Now, for those of you who want to go digging into ancient eastern philosophies for an explicitly atheistic moral code, there *is* one. But, unfortunately, it's one that pretty much replicates atheistic societies in the modern world, and I'm not sure that the atheist apologists here would be doing themselves much good. That is, of course, classical Chinese legalism, in which morality, inasmuch as it is recognized at all, is defined entirely by the legal rulings of the State.

Not surprisingly, this lead to draconian, cruel, and oppressive regimes, much like the atheistic regimes we see today.
5.28.2008 9:22am
Duffy Pratt (mail):
Yes, but the way you put it, Socrates philosophy is "derivative" of polytheism, therefore it doesn't count. Dualists who reject theism, but had to live in a world where the theists would kill them, so remained "agnostic", likewise are "derivative" and don't count.

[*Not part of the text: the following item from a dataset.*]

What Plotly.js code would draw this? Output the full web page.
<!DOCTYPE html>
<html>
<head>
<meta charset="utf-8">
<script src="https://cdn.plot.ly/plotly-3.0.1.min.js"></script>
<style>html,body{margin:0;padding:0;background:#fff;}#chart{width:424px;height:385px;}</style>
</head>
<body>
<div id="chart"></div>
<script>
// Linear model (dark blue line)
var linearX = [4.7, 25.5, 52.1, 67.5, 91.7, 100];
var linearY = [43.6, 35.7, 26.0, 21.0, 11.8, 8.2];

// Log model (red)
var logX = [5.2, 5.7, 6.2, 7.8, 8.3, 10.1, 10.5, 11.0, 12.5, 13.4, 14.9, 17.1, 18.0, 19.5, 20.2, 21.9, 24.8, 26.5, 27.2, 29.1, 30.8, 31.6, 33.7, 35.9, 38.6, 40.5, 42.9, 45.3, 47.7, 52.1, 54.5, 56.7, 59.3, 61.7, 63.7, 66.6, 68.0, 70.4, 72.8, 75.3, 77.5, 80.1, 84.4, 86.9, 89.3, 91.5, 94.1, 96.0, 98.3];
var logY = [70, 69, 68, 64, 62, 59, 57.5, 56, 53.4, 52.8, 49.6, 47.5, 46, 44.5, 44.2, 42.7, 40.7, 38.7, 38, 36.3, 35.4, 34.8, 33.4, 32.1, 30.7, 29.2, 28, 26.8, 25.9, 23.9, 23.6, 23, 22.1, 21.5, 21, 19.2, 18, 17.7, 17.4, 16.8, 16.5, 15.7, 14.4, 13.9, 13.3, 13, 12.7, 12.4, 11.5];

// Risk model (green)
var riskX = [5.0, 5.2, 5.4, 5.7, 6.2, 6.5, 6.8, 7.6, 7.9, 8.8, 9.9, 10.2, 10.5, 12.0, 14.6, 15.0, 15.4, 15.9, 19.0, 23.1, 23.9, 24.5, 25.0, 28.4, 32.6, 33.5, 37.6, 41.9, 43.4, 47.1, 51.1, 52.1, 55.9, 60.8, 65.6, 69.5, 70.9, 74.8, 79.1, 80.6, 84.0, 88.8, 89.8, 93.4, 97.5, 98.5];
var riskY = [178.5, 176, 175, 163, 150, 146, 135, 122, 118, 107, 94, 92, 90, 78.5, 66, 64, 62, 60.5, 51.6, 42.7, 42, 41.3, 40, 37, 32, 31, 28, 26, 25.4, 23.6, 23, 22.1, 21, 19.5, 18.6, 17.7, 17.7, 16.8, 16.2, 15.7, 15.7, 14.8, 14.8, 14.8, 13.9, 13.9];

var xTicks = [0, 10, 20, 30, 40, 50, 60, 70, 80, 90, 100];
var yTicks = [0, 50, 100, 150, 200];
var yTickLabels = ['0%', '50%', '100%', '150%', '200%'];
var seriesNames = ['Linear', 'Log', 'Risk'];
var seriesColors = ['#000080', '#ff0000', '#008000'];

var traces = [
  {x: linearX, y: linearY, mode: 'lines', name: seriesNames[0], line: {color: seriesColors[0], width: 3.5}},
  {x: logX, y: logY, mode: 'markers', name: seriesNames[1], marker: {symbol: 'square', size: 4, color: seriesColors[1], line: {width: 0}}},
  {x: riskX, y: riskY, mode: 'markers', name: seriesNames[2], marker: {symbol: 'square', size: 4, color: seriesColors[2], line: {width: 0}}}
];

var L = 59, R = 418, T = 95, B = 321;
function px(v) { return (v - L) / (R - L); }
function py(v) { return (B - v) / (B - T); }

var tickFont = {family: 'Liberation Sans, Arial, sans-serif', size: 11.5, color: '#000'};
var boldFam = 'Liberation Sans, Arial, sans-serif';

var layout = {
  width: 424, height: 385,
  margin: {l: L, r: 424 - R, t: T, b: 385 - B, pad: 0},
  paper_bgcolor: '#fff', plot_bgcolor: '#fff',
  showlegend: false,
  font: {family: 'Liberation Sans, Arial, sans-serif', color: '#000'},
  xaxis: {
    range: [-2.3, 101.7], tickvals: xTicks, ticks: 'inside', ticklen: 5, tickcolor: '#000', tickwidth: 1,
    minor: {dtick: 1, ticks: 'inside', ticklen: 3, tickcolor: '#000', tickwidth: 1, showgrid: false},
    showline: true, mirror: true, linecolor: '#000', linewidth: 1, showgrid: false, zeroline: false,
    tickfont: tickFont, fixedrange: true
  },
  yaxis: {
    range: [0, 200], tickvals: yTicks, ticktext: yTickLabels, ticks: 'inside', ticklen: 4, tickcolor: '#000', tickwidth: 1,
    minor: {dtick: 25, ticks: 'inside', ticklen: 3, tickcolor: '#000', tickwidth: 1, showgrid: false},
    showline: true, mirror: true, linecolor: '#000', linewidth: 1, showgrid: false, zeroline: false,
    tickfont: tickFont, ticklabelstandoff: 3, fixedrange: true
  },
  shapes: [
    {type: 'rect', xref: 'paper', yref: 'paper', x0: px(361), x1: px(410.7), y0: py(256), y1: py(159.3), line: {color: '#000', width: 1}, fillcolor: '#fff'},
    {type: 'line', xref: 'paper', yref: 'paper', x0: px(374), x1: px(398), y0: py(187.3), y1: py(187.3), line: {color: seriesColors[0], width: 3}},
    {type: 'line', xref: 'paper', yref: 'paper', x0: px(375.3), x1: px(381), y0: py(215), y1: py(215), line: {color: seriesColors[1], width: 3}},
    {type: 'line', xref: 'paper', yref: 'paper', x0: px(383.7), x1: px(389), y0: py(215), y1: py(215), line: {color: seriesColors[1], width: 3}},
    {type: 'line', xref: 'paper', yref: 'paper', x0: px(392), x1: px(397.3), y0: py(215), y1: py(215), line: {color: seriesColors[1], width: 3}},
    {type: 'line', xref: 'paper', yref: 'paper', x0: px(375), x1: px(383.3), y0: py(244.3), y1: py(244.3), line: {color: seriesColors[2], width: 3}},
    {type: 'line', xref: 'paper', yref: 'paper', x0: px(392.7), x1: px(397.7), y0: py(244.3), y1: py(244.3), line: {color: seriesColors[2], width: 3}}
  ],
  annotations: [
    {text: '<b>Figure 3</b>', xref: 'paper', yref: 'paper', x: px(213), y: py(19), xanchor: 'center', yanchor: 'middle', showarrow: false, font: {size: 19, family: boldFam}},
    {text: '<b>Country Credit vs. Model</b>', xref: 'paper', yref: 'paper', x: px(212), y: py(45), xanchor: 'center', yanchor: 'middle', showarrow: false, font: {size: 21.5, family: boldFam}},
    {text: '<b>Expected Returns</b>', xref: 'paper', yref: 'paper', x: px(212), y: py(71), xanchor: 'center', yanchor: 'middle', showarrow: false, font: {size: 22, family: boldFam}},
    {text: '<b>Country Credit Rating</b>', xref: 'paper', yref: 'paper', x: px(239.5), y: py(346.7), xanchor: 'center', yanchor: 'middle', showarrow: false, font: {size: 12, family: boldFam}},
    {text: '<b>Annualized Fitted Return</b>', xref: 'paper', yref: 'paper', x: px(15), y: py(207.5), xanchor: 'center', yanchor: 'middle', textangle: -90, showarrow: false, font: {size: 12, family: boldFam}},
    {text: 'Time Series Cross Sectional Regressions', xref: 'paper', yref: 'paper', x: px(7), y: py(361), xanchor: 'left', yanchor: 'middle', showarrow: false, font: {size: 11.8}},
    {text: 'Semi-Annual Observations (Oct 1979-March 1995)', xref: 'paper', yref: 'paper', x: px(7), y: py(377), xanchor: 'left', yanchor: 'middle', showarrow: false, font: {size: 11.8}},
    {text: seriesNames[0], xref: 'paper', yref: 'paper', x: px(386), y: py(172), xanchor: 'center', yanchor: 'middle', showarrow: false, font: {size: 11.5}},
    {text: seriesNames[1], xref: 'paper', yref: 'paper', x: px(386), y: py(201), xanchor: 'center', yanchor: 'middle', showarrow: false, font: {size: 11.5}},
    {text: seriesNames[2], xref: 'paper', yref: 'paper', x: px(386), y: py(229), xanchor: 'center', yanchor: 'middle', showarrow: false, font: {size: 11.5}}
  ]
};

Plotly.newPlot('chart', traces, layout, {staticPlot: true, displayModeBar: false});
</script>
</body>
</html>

Neither you, nor anyone else, knows if the Confucian writers were atheists or not. The philosophy they wrote makes God irrelevant. Thus, it can be accepted by people who worship ancestors, practice sacrifice, etc... That doesn't mean that its origins were rooted in deism.

As for Socrates, almost everything he says in the Apology undercuts itself. He was tried and found guilty in part for rejecting the Gods. It may be that the trial was just fixed. I tend to think that the trial was fixed and that he was guilty. I think the Euthyphro is pretty good evidence of his rejection of the Greek gods as gods. Whether the ideas that ultimately become Plato's forms can count as gods is another question. Socrates is best know for going around saying that he only knew that he didn't know things. From this, I suppose, you could infer that he was an agnostic. But its not clear to me how honest his protestations of ignorance were.

The Samkhya school did not "recognize and respect" the gods of its time. Rather, it said that one could not have any knowledge about those gods, and therefore the gods were irrelevant to its school of thought. Since the gods were irrelevant, there was no need to reject them either.